Table of Contents
Snowflakes have fascinated scientists and enthusiasts for centuries due to their intricate and symmetrical patterns. Understanding the mathematical principles behind these structures helps us appreciate their beauty and complexity.
The Nature of Snowflake Symmetry
Most snowflakes exhibit a six-fold symmetry, meaning their patterns repeat every 60 degrees. This symmetry arises from the molecular structure of water ice and the way water molecules bond as they freeze.
Mathematical Tools for Analyzing Snowflakes
Scientists use various mathematical tools to analyze and understand snowflake symmetry:
- Group Theory: This branch of mathematics studies symmetry operations such as rotations and reflections. It helps classify the types of symmetry snowflakes can have.
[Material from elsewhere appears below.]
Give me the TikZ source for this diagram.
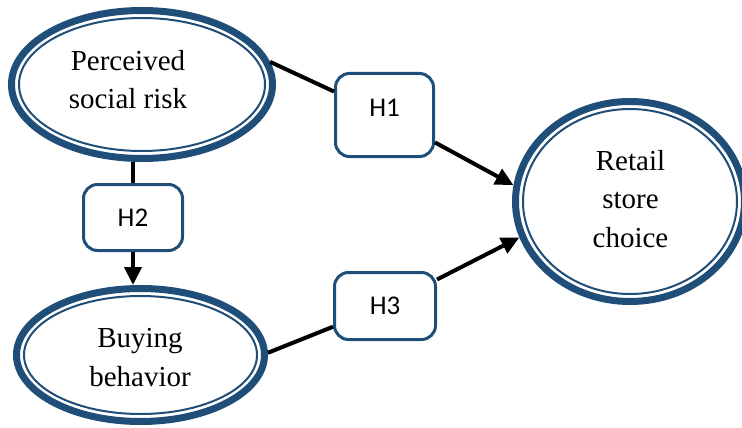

- Fractal Geometry: Snowflakes often display fractal patterns, which are self-similar at different scales. Fractal mathematics explains how complex patterns emerge from simple rules.
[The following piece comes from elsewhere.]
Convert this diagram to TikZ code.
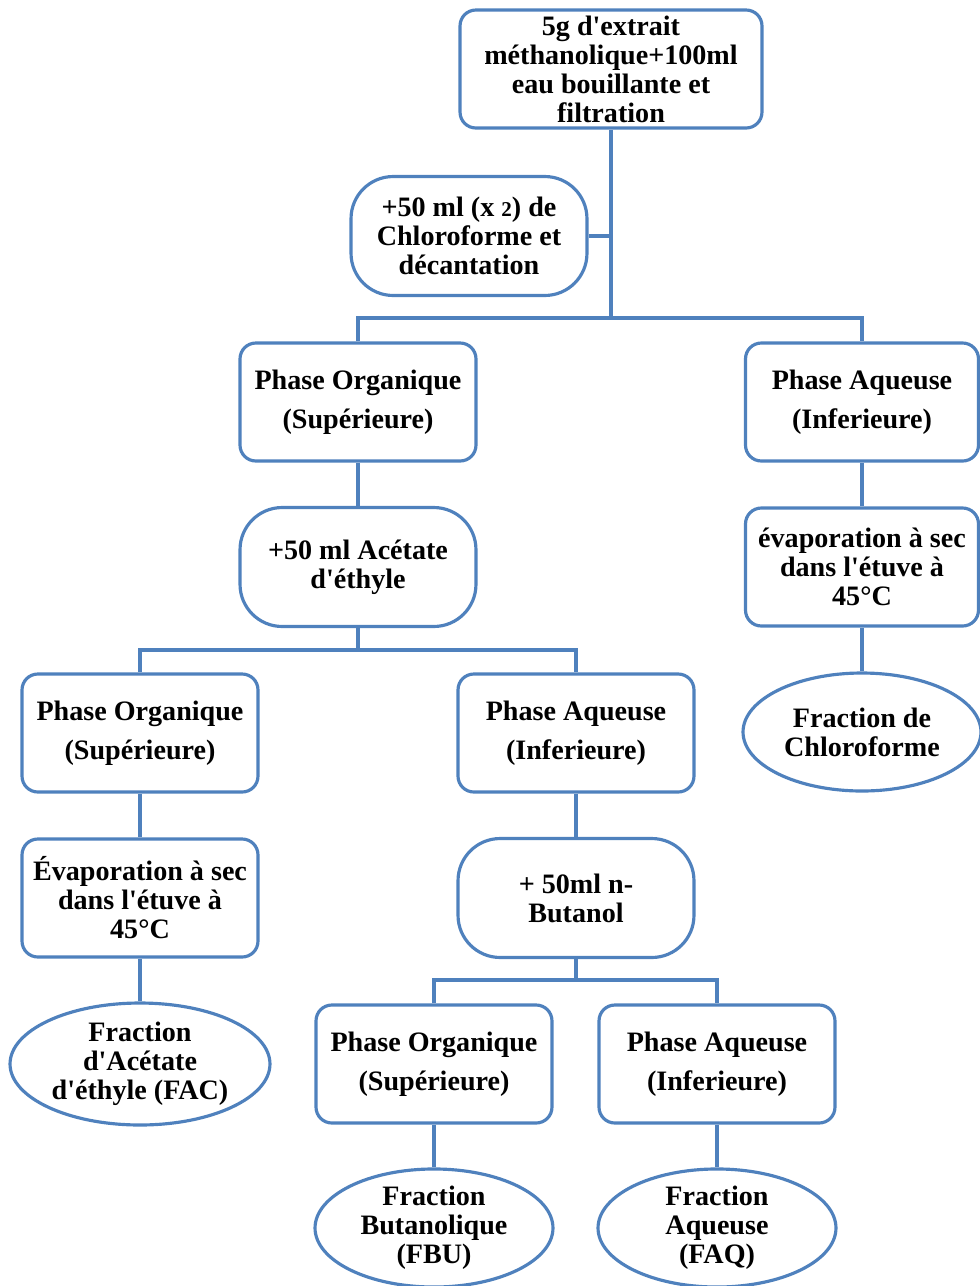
\documentclass[tikz,border=0pt]{standalone}
\usepackage{fontspec}
\setmainfont{Liberation Serif}[Ligatures=TeXOff]
\usepackage{tikz}
\usetikzlibrary{positioning,shapes.geometric,calc}
\definecolor{frame}{HTML}{4F81BD}
\tikzset{
  base/.style={draw=frame, line width=1.8pt, fill=white, align=center, inner sep=1pt,
    font=\bfseries\fontsize{16}{16.5}\selectfont},
  box/.style={base, rounded corners=9pt, minimum width=4.72cm, minimum height=2.36cm},
  pill/.style={base, rounded corners=24pt, minimum width=4.72cm, minimum height=2.38cm},
  res/.style={base, ellipse, inner sep=0pt, minimum width=4.76cm, minimum height=2.36cm},
  ln/.style={draw=frame, line width=2.2pt},
}

\begin{document}
\begin{tikzpicture}[x=0.02cm, y=-0.02cm]
\useasboundingbox (0,0) rectangle (980,1286);
% extraction
\node[box, minimum width=6.04cm] (src) at (611,69) {5g d'extrait\\méthanolique+100ml\\eau bouillante et\\filtration};
\node[pill] (chl) at (469,236) {+50 ml (x {\fontsize{12}{13}\selectfont 2}) de\\Chloroforme et\\décantation};
\node[box] (po1) at (358,402) {Phase Organique\\[6pt](Supérieure)};
\node[box, minimum width=4.66cm] (pa1) at (862,402) {Phase Aqueuse\\[6pt](Inferieure)};
% right branch
\node[box, minimum width=4.66cm] (ev1) at (862,567) {évaporation à sec\\dans l'étuve à\\45°C};
\node[res, minimum width=4.76cm] (fch) at (862,732) {Fraction de\\Chloroforme};
% acetate branch
\node[pill] (ace) at (358,567) {+50 ml Acétate\\d'éthyle};
\node[box] (po2) at (140,733) {Phase Organique\\[6pt](Supérieure)};
\node[box] (pa2) at (576,733) {Phase Aqueuse\\[6pt](Inferieure)};
\node[box] (ev2) at (140,898) {Évaporation à sec\\dans l'étuve à\\45°C};
\node[res, minimum width=5.2cm, minimum height=2.44cm] (fac) at (140,1064) {Fraction\\d'Acétate\\d'éthyle (FAC)};
% butanol branch
\node[pill] (but) at (576,898) {+ 50ml n-\\Butanol};
\node[box] (po3) at (434,1064) {Phase Organique\\[6pt](Supérieure)};
\node[box] (pa3) at (717,1064) {Phase Aqueuse\\[6pt](Inferieure)};
\node[res, minimum height=2.32cm] (fbu) at (434,1228) {Fraction\\Butanolique\\(FBU)};
\node[res, minimum height=2.32cm] (faq) at (717,1228) {Fraction\\Aqueuse\\(FAQ)};
% junctions
\coordinate (j1) at (611,318);
\coordinate (j2) at (358,650);
\coordinate (j3) at (576,980);
\path[ln] (src) -- (j1);
\path[ln] (chl.east) -- (chl.east -| src.south);
\path[ln] (po1.north) |- (j1) -| (pa1.north);
\path[ln] (po1) -- (ace);
\path[ln] (ace) -- (j2);
\path[ln] (po2.north) |- (j2) -| (pa2.north);
\path[ln] (pa2) -- (but);
\path[ln] (but) -- (j3);
\path[ln] (po3.north) |- (j3) -| (pa3.north);
\foreach \a/\b in {pa1/ev1,ev1/fch,po2/ev2,ev2/fac,po3/fbu,pa3/faq} \path[ln] (\a) -- (\b);
\end{tikzpicture}
\end{document}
- Polar Coordinates: Using polar coordinates allows scientists to map the pattern of a snowflake in terms of angles and radii, revealing symmetrical features.
Applying Group Theory to Snowflake Patterns
Group theory helps classify snowflakes into symmetry groups, such as the dihedral group D6, which describes six-fold rotational symmetry combined with mirror reflections. By analyzing a snowflake’s pattern, researchers can determine its symmetry group and understand the underlying mathematical principles.
Conclusion
The use of mathematical tools like group theory and fractal geometry provides deep insights into the natural beauty of snowflakes. These tools reveal that what appears to be random is often governed by elegant mathematical rules, connecting nature and mathematics in a fascinating way.